Despite efforts aimed at clarification of the applicable legal rules, this area of law remains underdeveloped, requiring resort to imperfect analogous areas of law. This is particularly troubling because we are likely entering a rapid escalatory cycle. While significant ambiguity remains related to the application of international law to cyber operations against satellites, it is now crystal clear that space will form part of the fabric of the diplomatic and geopolitical landscape and is no longer the benign peaceful forum for international collaboration it once was, symbolized by the International Space Station. In other words, space is no longer above the geopolitical fray.

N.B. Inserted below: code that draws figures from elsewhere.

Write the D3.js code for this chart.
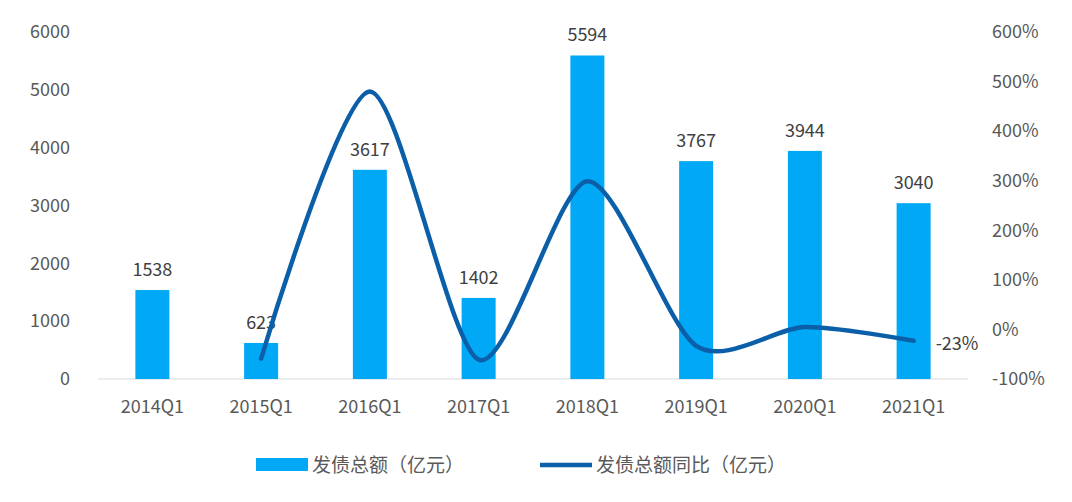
<!DOCTYPE html>
<html><head><meta charset="utf-8">
<script src="https://cdn.jsdelivr.net/npm/d3@7"></script>
<style>body{margin:0;background:#fff;} text{font-family:"Noto Sans CJK SC","Noto Sans",sans-serif;}</style>
</head><body><div id="chart"></div>
<script>
const categories = ["2014Q1","2015Q1","2016Q1","2017Q1","2018Q1","2019Q1","2020Q1","2021Q1"];
const amounts = [1538,623,3617,1402,5594,3767,3944,3040];
const yoy = [null,-59,480,-61,299,-33,5,-23];
const leftTicks = [0,1000,2000,3000,4000,5000,6000];
const rightTicks = [-100,0,100,200,300,400,500,600];

const W = 1072, H = 502;
const m = {left: 98, right: 104, top: 32, bottom: 123};
const svg = d3.select("#chart").append("svg").attr("width", W).attr("height", H);

const x = d3.scaleBand().domain(categories).range([m.left, W - m.right]);
const yL = d3.scaleLinear().domain([0, 6000]).range([H - m.bottom, m.top]);
const yR = d3.scaleLinear().domain([-100, 600]).range([H - m.bottom, m.top]);
const grey = "#595959";

// baseline
svg.append("line").attr("x1", m.left).attr("x2", W - m.right)
  .attr("y1", yL(0)).attr("y2", yL(0)).attr("stroke", "#d9d9d9").attr("stroke-width", 1);

svg.append("g").selectAll("text").data(leftTicks).enter().append("text")
  .attr("x", 70).attr("y", d => yL(d)).attr("dy", "0.35em").attr("text-anchor", "end")
  .attr("font-size", 18).attr("fill", grey).text(d => d);

svg.append("g").selectAll("text").data(rightTicks).enter().append("text")
  .attr("x", 992).attr("y", d => yR(d)).attr("dy", "0.35em").attr("text-anchor", "start")
  .attr("font-size", 18).attr("fill", grey).text(d => d + "%");

svg.append("g").selectAll("text").data(categories).enter().append("text")
  .attr("x", d => x(d) + x.bandwidth() / 2).attr("y", yL(0) + 34).attr("text-anchor", "middle")
  .attr("font-size", 18).attr("fill", grey).text(d => d);

const bw = 34;
svg.append("g").selectAll("rect").data(amounts).enter().append("rect")
  .attr("x", (d, i) => x(categories[i]) + x.bandwidth() / 2 - bw / 2)
  .attr("y", d => yL(d)).attr("width", bw).attr("height", d => yL(0) - yL(d))
  .attr("fill", "#00a8f5");

svg.append("g").selectAll("text").data(amounts).enter().append("text")
  .attr("x", (d, i) => x(categories[i]) + x.bandwidth() / 2)
  .attr("y", d => yL(d) - 14).attr("text-anchor", "middle")
  .attr("font-size", 18).attr("fill", "#404040").text(d => d);

const pts = yoy.map((v, i) => ({c: categories[i], v})).filter(d => d.v !== null);
const line = d3.line().x(d => x(d.c) + x.bandwidth() / 2).y(d => yR(d.v)).curve(d3.curveCardinal.tension(0.2));
svg.append("path").attr("d", line(pts)).attr("fill", "none")
  .attr("stroke", "#0b5ea8").attr("stroke-width", 4.5).attr("stroke-linecap", "round");

const last = pts[pts.length - 1];
svg.append("text").attr("x", x(last.c) + x.bandwidth() / 2 + 22).attr("y", yR(last.v) + 3)
  .attr("dy", "0.35em").attr("font-size", 18).attr("fill", "#404040").text(last.v + "%");

// legend
const lg = svg.append("g");
lg.append("rect").attr("x", 256).attr("y", 458).attr("width", 52).attr("height", 13).attr("fill", "#00a8f5");
lg.append("text").attr("x", 312).attr("y", 465).attr("dy", "0.35em").attr("font-size", 19).attr("fill", grey).text("发债总额（亿元）");
lg.append("line").attr("x1", 540).attr("x2", 592).attr("y1", 465).attr("y2", 465)
  .attr("stroke", "#0b5ea8").attr("stroke-width", 4.5);
lg.append("text").attr("x", 596).attr("y", 465).attr("dy", "0.35em").attr("font-size", 19).attr("fill", grey).text("发债总额同比（亿元）");
</script></body></html>
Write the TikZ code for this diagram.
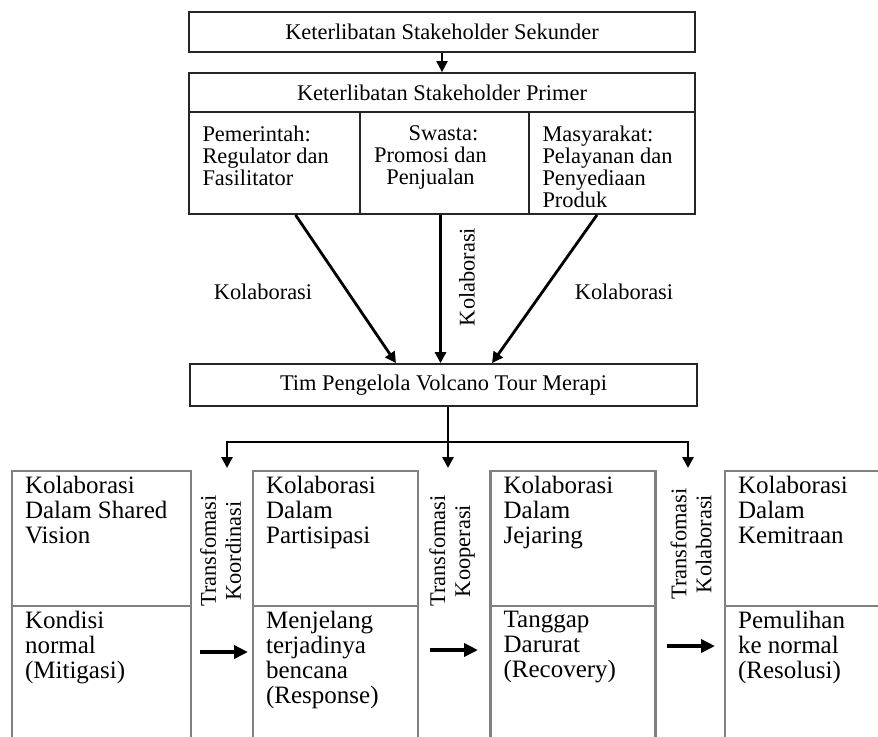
\documentclass[tikz,border=0pt]{standalone}
\usepackage{fontspec}
\setmainfont{Liberation Serif}
\usetikzlibrary{positioning,arrows.meta,calc}
\newcommand{\fsmall}{\fontsize{11.2}{11}\selectfont}
\newcommand{\fbig}{\fontsize{12.5}{12.5}\selectfont}
\tikzset{
  topbox/.style={draw=black!85, line width=0.9pt, minimum width=253pt,
                 inner sep=0pt, font=\fsmall},
  cell/.style={draw=black!85, line width=0.9pt, minimum height=51pt, inner sep=0pt},
  celltxt/.style={align=left, inner xsep=7pt, inner ysep=7pt, font=\fsmall},
  stage/.style={draw=black!50, line width=1.3pt, inner sep=0pt, minimum width=82.5pt},
  stagetxt/.style={align=left, inner xsep=7pt, inner ysep=3pt, font=\fbig},
  trans/.style={rotate=90, align=center, inner sep=0pt,
                font={\fontsize{11.2}{12.5}\selectfont}},
  flow/.style={-{Triangle[length=5.5pt,width=5.5pt]}, line width=1.4pt},
  stagearrow/.style={-{Triangle[length=7pt,width=6.5pt]}, line width=2pt},
}

\begin{document}
\begin{tikzpicture}[x=0.5pt, y=-0.5pt, font=\fsmall]
\useasboundingbox (0,0) rectangle (878,736);

% stakeholder block
\node[topbox, minimum height=20pt] (sek) at (442,32) {Keterlibatan Stakeholder Sekunder};
\node[topbox, minimum height=19.5pt] (prim) at (442,92.5) {Keterlibatan Stakeholder Primer};
\node[cell, minimum width=85.5pt] (pem) at (274.5,163) {};
\node[cell, minimum width=84.5pt] (swa) at (444.5,163) {};
\node[cell, minimum width=83pt] (mas) at (612,163) {};
\node[celltxt, anchor=north west] (pemtxt) at (pem.north west)
  {Pemerintah:\\Regulator dan\\Fasilitator};
\node[celltxt, align=center, anchor=north] (swatxt) at ([xshift=-7pt]swa.north)
  {\hspace*{13pt}Swasta:\\Promosi dan\\Penjualan};
\node[celltxt, anchor=north west] (mastxt) at (mas.north west)
  {Masyarakat:\\Pelayanan dan\\Penyediaan\\Produk};
\draw[flow, line width=1.1pt] (sek) -- (prim);

% pengelola
\node[topbox, minimum width=253.5pt, minimum height=21pt] (tim) at (443.5,385)
  {Tim Pengelola Volcano Tour Merapi};
\draw[flow] ([xshift=10.5pt]pem.south) -- ([xshift=-23.75pt]tim.north);
\draw[flow] ([xshift=-2pt]swa.south) -- ([xshift=-2pt]swa.south |- tim.north);
\draw[flow] ([xshift=-7.5pt]mas.south) -- ([xshift=24.25pt]tim.north);
\node (kol1) at (263,292) {Kolaborasi};
\node[rotate=90] (kol2) at (467,277) {Kolaborasi};
\node (kol3) at (624,292) {Kolaborasi};

% tahapan
\node[stage, minimum width=89.5pt, minimum height=67.5pt] (up1) at (101.5,538.5) {};
\node[stage, minimum width=89.5pt, minimum height=77pt] (low1) at (101.5,683) {};
\node[stage, minimum height=67.5pt] (up2) at (335.5,538.5) {};
\node[stage, minimum height=77pt] (low2) at (335.5,683) {};
\node[stage, minimum height=67.5pt] (up3) at (573,538.5) {};
\node[stage, minimum height=77pt] (low3) at (573,683) {};
\node[stage, minimum height=67.5pt] (up4) at (807.5,538.5) {};
\node[stage, minimum height=77pt] (low4) at (807.5,683) {};

\node[stagetxt, anchor=north west] (up1txt) at (up1.north west) {Kolaborasi\\Dalam Shared\\Vision};
\node[stagetxt, anchor=north west] (up2txt) at (up2.north west) {Kolaborasi\\Dalam\\Partisipasi};
\node[stagetxt, anchor=north west] (up3txt) at (up3.north west) {Kolaborasi\\Dalam\\Jejaring};
\node[stagetxt, anchor=north west] (up4txt) at (up4.north west) {Kolaborasi\\Dalam\\Kemitraan};
\node[stagetxt, anchor=north west] (low1txt) at (low1.north west) {Kondisi\\normal\\(Mitigasi)};
\node[stagetxt, anchor=north west] (low2txt) at (low2.north west) {Menjelang\\terjadinya\\bencana\\(Response)};
\node[stagetxt, anchor=north west] (low3txt) at (low3.north west) {Tanggap\\Darurat\\(Recovery)};
\node[stagetxt, anchor=north west] (low4txt) at (low4.north west) {Pemulihan\\ke normal\\(Resolusi)};

\node[trans] (tr1) at (220.5,551) {Transfomasi\\Koordinasi};
\node[trans] (tr2) at (452,551) {Transfomasi\\Kooperasi};
\node[trans] (tr3) at (691,544) {Transfomasi\\Kolaborasi};

% percabangan
\coordinate (split) at (448,442);
\coordinate (d1) at (227,468);
\coordinate (d2) at (448,468);
\coordinate (d3) at (688,468);
\draw[line width=1.4pt] (tim.south -| split) -- (split);
\draw[flow] (split) -| (d1);
\draw[flow] (split) -- (d2);
\draw[flow] (split) -| (d3);

% perpindahan tahap
\coordinate (h1s) at (200,652); \coordinate (h1e) at (248,652);
\coordinate (h2s) at (430,650); \coordinate (h2e) at (478,650);
\coordinate (h3s) at (667,646); \coordinate (h3e) at (715,646);
\draw[stagearrow] (h1s) -- (h1e);
\draw[stagearrow] (h2s) -- (h2e);
\draw[stagearrow] (h3s) -- (h3e);
\end{tikzpicture}
\end{document}
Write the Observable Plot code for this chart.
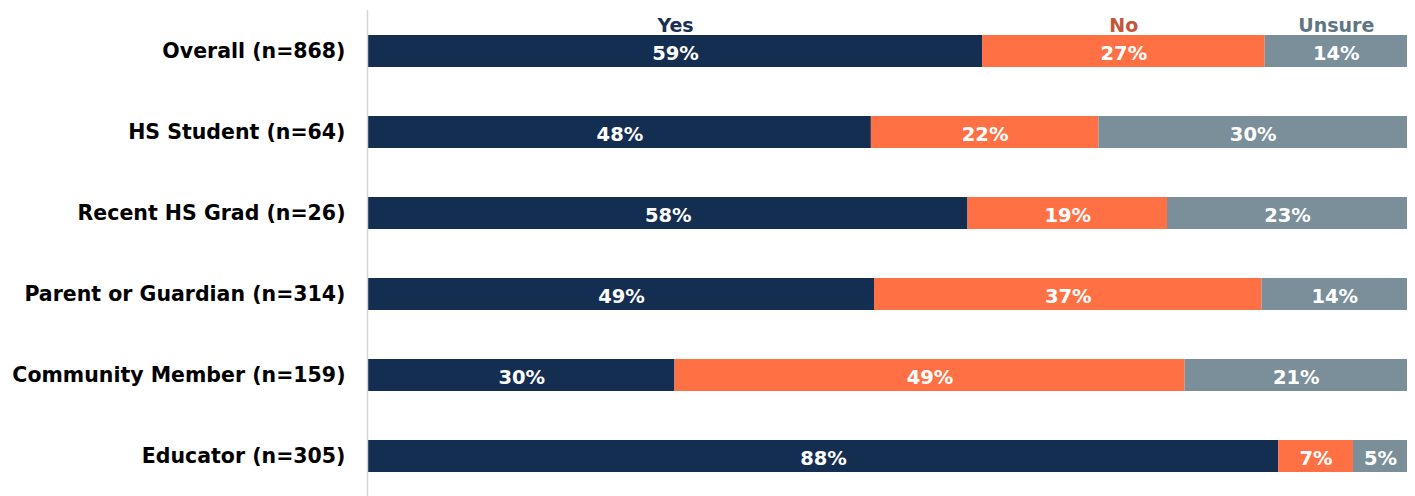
<!DOCTYPE html>
<html>
<head>
<meta charset="utf-8">
<script src="https://cdn.jsdelivr.net/npm/d3@7"></script>
<script src="https://cdn.jsdelivr.net/npm/@observablehq/plot@0.6"></script>
<style>
  body { margin: 0; background: #fff; }
  #chart svg g[aria-label="y-axis tick label"] text { font-size: 20.5px; font-weight: bold; fill: #000; }
</style>
</head>
<body>
<div id="chart"></div>
<script>
const categories = ["Overall (n=868)", "HS Student (n=64)", "Recent HS Grad (n=26)", "Parent or Guardian (n=314)", "Community Member (n=159)", "Educator (n=305)"];
const responses = ["Yes", "No", "Unsure"];
// bar lengths (percent)
const yesValues = [59.1, 48.4, 57.7, 48.7, 29.5, 87.6];
const noValues = [27.2, 21.9, 19.2, 37.3, 49.1, 7.2];
const unsureValues = [13.7, 29.7, 23.1, 14.0, 21.4, 5.2];
// printed labels
const yesLabels = ["59%", "48%", "58%", "49%", "30%", "88%"];
const noLabels = ["27%", "22%", "19%", "37%", "49%", "7%"];
const unsureLabels = ["14%", "30%", "23%", "14%", "21%", "5%"];
const barColors = ["#142e52", "#ff7144", "#7a8f9a"];
const headerColors = ["#1a2f52", "#c5563a", "#5f7583"];

const series = [yesValues, noValues, unsureValues];
const labels = [yesLabels, noLabels, unsureLabels];
const rows = [];
categories.forEach((c, i) => {
  responses.forEach((r, j) => rows.push({cat: c, resp: r, value: series[j][i], label: labels[j][i]}));
});
const topRow = rows.filter(d => d.cat === categories[0]);

const chart = Plot.plot({
  width: 1415,
  height: 496,
  marginLeft: 368,
  marginRight: 8,
  marginTop: 34,
  marginBottom: 23,
  style: {fontFamily: "DejaVu Sans", background: "#fff"},
  x: {domain: [0, 100], axis: null},
  y: {domain: categories, paddingInner: 0.6, paddingOuter: 0, label: null, tickSize: 0, tickPadding: 23},
  color: {domain: responses, range: barColors},
  marks: [
    Plot.barX(rows, {x: "value", y: "cat", fill: "resp", order: null}),
    Plot.text(rows, Plot.stackX({x: "value", y: "cat", z: "resp", order: null, text: "label", fill: "#fff", fontSize: 19.5, fontWeight: "bold", dy: 2})),
    Plot.text(topRow, Plot.stackX({x: "value", y: "cat", z: "resp", order: null, text: "resp", fill: d => headerColors[responses.indexOf(d.resp)], fontSize: 19, fontWeight: "bold", dy: -26})),
    Plot.ruleX([0], {stroke: "#d6d6d6", strokeWidth: 1.5, dx: -1, insetTop: -24, insetBottom: -23})
  ]
});
document.getElementById("chart").appendChild(chart);
</script>
</body>
</html>
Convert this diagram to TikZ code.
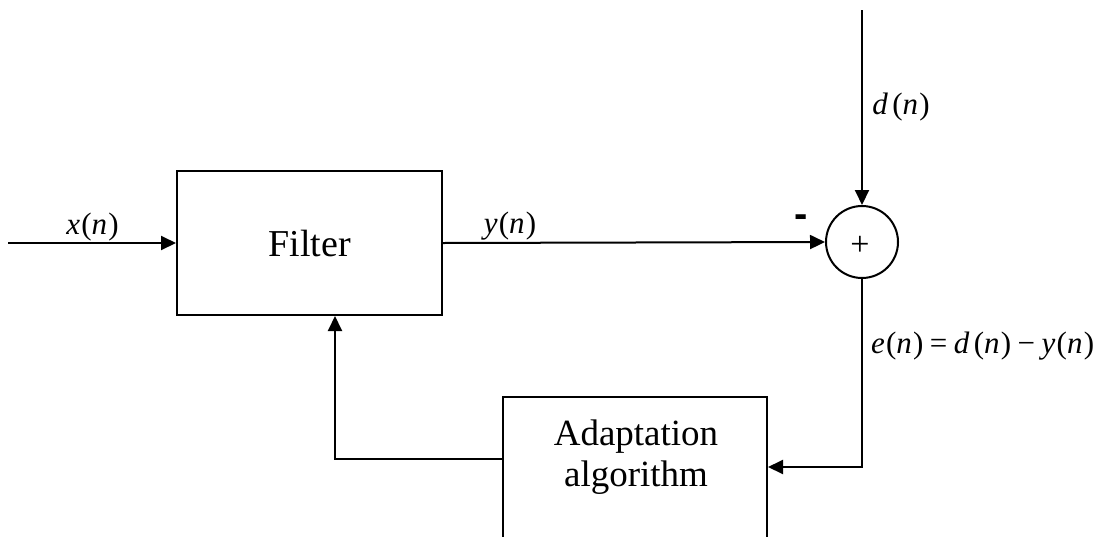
\documentclass[tikz,border=0pt]{standalone}
\usepackage{fontspec}
\setmainfont{Liberation Serif}
\newfontfamily\signsans{Liberation Sans}
\usetikzlibrary{arrows.meta}
% italic signal letter with a little extra room after it
\newcommand{\sv}[1]{\textit{#1}\kern.04em}
\begin{document}
\begin{tikzpicture}[x=0.5pt,y=-0.5pt,line width=1pt,
  >={Triangle[length=7.5pt,width=7pt]},
  blockbox/.style={draw,rectangle,inner sep=0pt},
  blocktext/.style={inner sep=0pt,font=\fontsize{18.5}{20.5}\selectfont},
  sig/.style={inner sep=0pt,font=\fontsize{15.5}{17}\selectfont},
  conn/.style={->}]
\useasboundingbox (0,0) rectangle (1108,536);
\clip (0,0) rectangle (1108,536);

% blocks
\node[blockbox,blocktext,font=\fontsize{19}{21}\selectfont,minimum width=132.5pt,minimum height=72pt] (filter) at (309.5,243) {\raisebox{-2.4pt}{Filter}};
\node[draw,circle,minimum size=36pt,inner sep=0pt] (sum) at (862,242) {};
\node[inner sep=0pt,font=\fontsize{17}{17}\selectfont] (plus) at (860,246) {+};
\node[blockbox,minimum width=132pt,minimum height=100pt,anchor=north] (adapt) at (635,396) {};
% base of a two-line node is the baseline of its last line
\node[blocktext,align=center,anchor=base] (adapttext) at (636,486) {Adaptation\\algorithm};

% free ends and corners
\coordinate (xin) at (8,243);
\coordinate (dtop) at (862,10);
\coordinate (ecorner) at (862,467);
\coordinate (fbcorner) at (335,459);

% connectors
\draw[conn] (xin) -- (filter.west);
\draw[conn] (filter.east) -- (sum.west);
\draw[conn] (dtop) -- (sum.north);
\draw[conn] (sum.south) -- (ecorner) -- (ecorner -| adapt.east);
\draw[conn] (fbcorner -| adapt.west) -- (fbcorner) -- (fbcorner |- filter.south);

% signal labels
\node[sig] (xlab) at (92.5,227) {\sv{x}(\sv{n})};
\node[sig] (ylab) at (510,226) {\sv{y}(\sv{n})};
\node[sig] (dlab) at (901,107) {\sv{d}\kern.1em(\sv{n})};
\node[sig,anchor=west] (elab) at (870,346) {\sv{e}(\sv{n})\kern.21em=\kern.21em\sv{d}\kern.1em(\sv{n})\kern.21em−\kern.21em\sv{y}(\sv{n})};
\node[inner sep=0pt,font=\signsans\bfseries\fontsize{20}{20}\selectfont] (minus) at (801,221) {-};
\end{tikzpicture}
\end{document}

The questions surrounding the application of international law are not academic. A frightening example illustrates the point: Shortly after the Russian invasion of Ukraine, it was reported that Dmitry Rogozin, the head of Russia’s federal space agency, said, “Russia will treat any hacking of its satellites as a justification for war” (Reuters 2022).
Given the wide range of activities that could constitute the “hacking” of a satellite, clearly not “any hacking” of a state’s satellites constitutes a justification for war. Or, more particularly, clearly not all use of cyber capabilities against a satellite constitutes either a prohibited use of force under article 2(4) or an armed attack giving rise to the right of self-defence under article 51 of the UN Charter. But, that opacity of the existing rule structure, and the Tallinn Manual’s rightful caution that each case must be evaluated on its own merits, means that determining the line will be fact-specific and subjective.
The resort to the use of force is one of the most tightly prohibited acts in international relations — for good reason. Rogozin’s cavalier statement demonstrates the urgent need of the international community to know how the growth of harmful uses of cyber operations that originate in, transit or terminate in outer space fit into existing international law.